SOUTH BEND — If you car was been surrounded by flood water or you’ve driven through it, listen up. Corrosion could just be starting, but hiding from drivers.
It can take months or years for corrosion to show up.
Signs water got into your car include waterlogged or musty carpets and waterborne mud or debris under the hood or panels in your trunk..
If you believe you may have water damage – get a detailed inspection and contact your insurance agent.
How to Spot a Flood-Damaged Car (via Consumer Reports)
– Inspect the carpets to see if they show signs of having been waterlogged, such as smelling musty or having caked-on mud. Likewise, brand-new carpets in an older vehicle may be another red flag.
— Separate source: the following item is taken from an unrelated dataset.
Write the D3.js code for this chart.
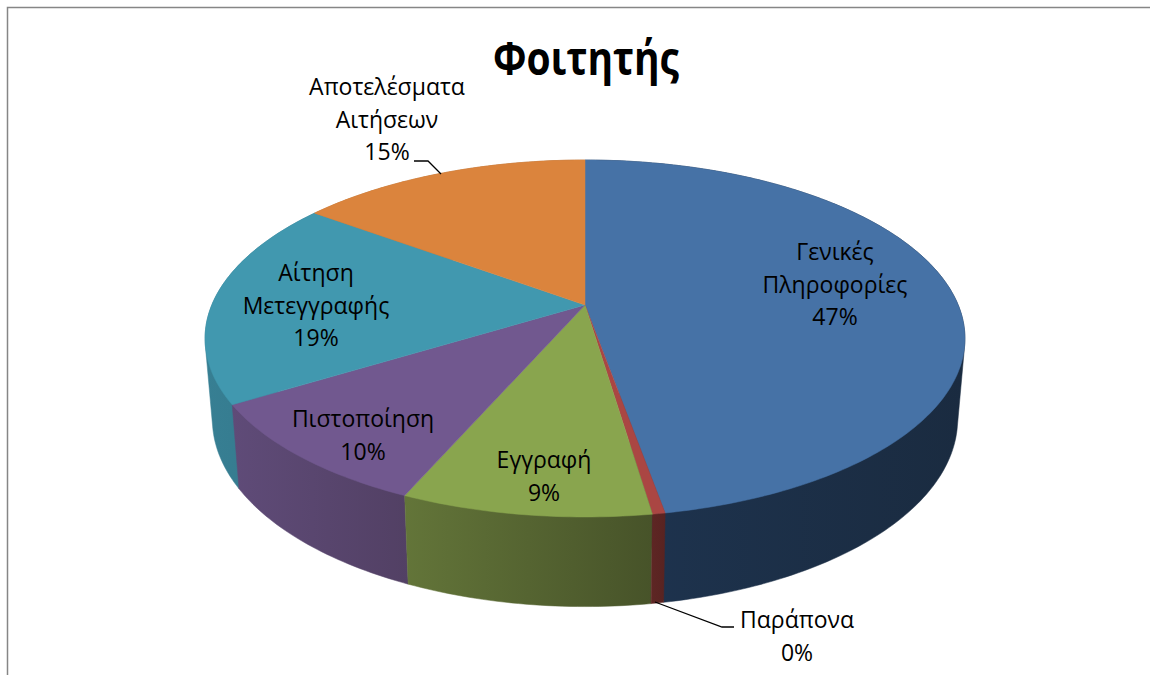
<!DOCTYPE html>
<html>
<head>
<meta charset="utf-8">
<script src="https://cdn.jsdelivr.net/npm/d3@7"></script>
<style>
  html, body { margin: 0; padding: 0; background: #fff; overflow: hidden; }
  text { font-family: "Open Sans", "Noto Sans", sans-serif; fill: #000; }
</style>
</head>
<body>
<div id="chart"></div>
<script>
const categories = ["Γενικές Πληροφορίες", "Παράπονα", "Εγγραφή", "Πιστοποίηση", "Αίτηση Μετεγγραφής", "Αποτελέσματα Αιτήσεων"];
const shares = [47.2, 0.45, 8.9, 9.7, 18.85, 14.9];

const topColors = ["#4672a6", "#aa4643", "#89a54e", "#71588f", "#4198af", "#db843d"];
const sideLeftColors = ["#1e3450", "#5e2624", "#637539", "#5f4b78", "#377f93", "#b56d32"];
const sideRightColors = ["#1a2b40", "#582321", "#475329", "#524064", "#33768a", "#a86530"];

// label lines and their centre position, one entry per slice
const labelLines = [["Γενικές", "Πληροφορίες"], ["Παράπονα"], ["Εγγραφή"], ["Πιστοποίηση"], ["Αίτηση", "Μετεγγραφής"], ["Αποτελέσματα", "Αιτήσεων"]];
const labelCentres = [[835, 252], [797, 620], [544, 460], [363, 419], [316, 273], [387, 87]];
const lineGap = 32.5;

const width = 1150;
const height = 675;

// the pie is a tilted disc seen in perspective: far side squeezed, near side stretched
const tilt = 0.1877;
const cx = 585;
const cy = 305;
const topX = d3.scaleLinear().domain([-1, 1]).range([cx - 373.2, cx + 373.2]);
const topY = d3.scaleLinear().domain([-1, 1]).range([cy + 172.2, cy - 172.2]);
const baseX = d3.scaleLinear().domain([-1, 1]).range([cx - 366, cx + 366]);
const baseY = d3.scaleLinear().domain([-1, 1]).range([384 + 180.8, 384 - 180.8]);

function project(angle, xs, ys) {
  const u = Math.sin(angle);
  const v = Math.cos(angle);
  const w = 1 + tilt * v;
  return [xs(u / w), ys(v / w)];
}

function arcAngles(d) {
  const steps = Math.max(2, Math.ceil((d.endAngle - d.startAngle) * 60));
  return d3.range(steps + 1).map((i) => d.startAngle + (d.endAngle - d.startAngle) * i / steps);
}

const svg = d3.select("#chart").append("svg")
  .attr("width", width)
  .attr("height", height);

const defs = svg.append("defs");
const line = d3.line();
const pie = d3.pie().sort(null)(shares);
const percent = d3.format(".0%");

svg.append("rect").attr("width", width).attr("height", height).attr("fill", "#fff");

// chart frame, only left and top edges are inside the picture
svg.append("path")
  .attr("d", "M7.5," + height + "V7.5H" + width)
  .attr("fill", "none")
  .attr("stroke", "#868686")
  .attr("stroke-width", 1.5);

// side walls first, back to front. Each is the hull of its two arcs so the
// silhouette runs straight from top disc to base disc; the slices hide the rest
const wallOrder = [5, 4, 3, 0, 2, 1];
wallOrder.forEach(function (i) {
  const angles = arcAngles(pie[i]);
  const upper = angles.map((a) => project(a, topX, topY));
  const lower = angles.map((a) => project(a, baseX, baseY));
  const hull = d3.polygonHull(upper.concat(lower));

  const xs = d3.extent(hull, (p) => p[0]);
  const grad = defs.append("linearGradient")
    .attr("id", "side" + i)
    .attr("gradientUnits", "userSpaceOnUse")
    .attr("x1", xs[0]).attr("x2", xs[1])
    .attr("y1", 0).attr("y2", 0);
  grad.append("stop").attr("offset", 0).attr("stop-color", sideLeftColors[i]);
  grad.append("stop").attr("offset", 1).attr("stop-color", sideRightColors[i]);

  svg.append("path")
    .attr("class", "side")
    .attr("d", line(hull) + "Z")
    .attr("fill", "url(#side" + i + ")")
    .attr("stroke", "url(#side" + i + ")")
    .attr("stroke-width", 0.5);
});

pie.forEach(function (d, i) {
  const pts = [[cx, cy]].concat(arcAngles(d).map((a) => project(a, topX, topY)));
  svg.append("path")
    .attr("class", "slice")
    .attr("d", line(pts) + "Z")
    .attr("fill", topColors[i])
    .attr("stroke", topColors[i])
    .attr("stroke-width", 0.5);
});

// leader lines for the two labels outside the pie
const leaders = [
  [[414, 161], [428, 161], [441, 174]],
  [[655, 602], [722, 627], [734, 627]],
];
leaders.forEach(function (pts) {
  svg.append("path")
    .attr("d", line(pts))
    .attr("fill", "none")
    .attr("stroke", "#000")
    .attr("stroke-width", 1.3);
});

pie.forEach(function (d, i) {
  const lines = labelLines[i].concat(percent(shares[i] / 100));
  const label = svg.append("text")
    .attr("class", "label")
    .attr("text-anchor", "middle")
    .attr("font-size", 23);
  lines.forEach(function (txt, j) {
    label.append("tspan")
      .attr("x", labelCentres[i][0])
      .attr("y", labelCentres[i][1] + j * lineGap + 8)
      .text(txt);
  });
});

svg.append("text")
  .attr("x", 586)
  .attr("y", 75)
  .attr("text-anchor", "middle")
  .attr("font-size", 46)
  .attr("font-weight", 700)
  .attr("textLength", 186)
  .attr("lengthAdjust", "spacingAndGlyphs")
  .text("Φοιτητής");
</script>
</body>
</html>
– Check the seat-mounting screws to see if there is any evidence that they have been removed. To dry the carpets effectively, the seats must be removed and possibly even replaced.
– Inspect the lights. Headlights and taillights are expensive to replace, and a visible water line may still show on the lens or reflector.
– Inspect the difficult-to-clean places, such as gaps between panels in the trunk and under the hood. Waterborne mud and debris may still appear in these places.
– Look for mud or debris on the bottom edges of brackets or panels, where it wouldn’t settle normally.
– Search around the engine compartment. Water lines and debris can appear in hard-to-clean places, such as behind the engine.
– Look at the heads of any unpainted, exposed screws under the dashboard. Unpainted metal in flood cars will show signs of rust.
– Check to see if the rubber drain plugs under the car and on the bottom of doors look as if they have been removed recently. That may have been done to drain floodwater.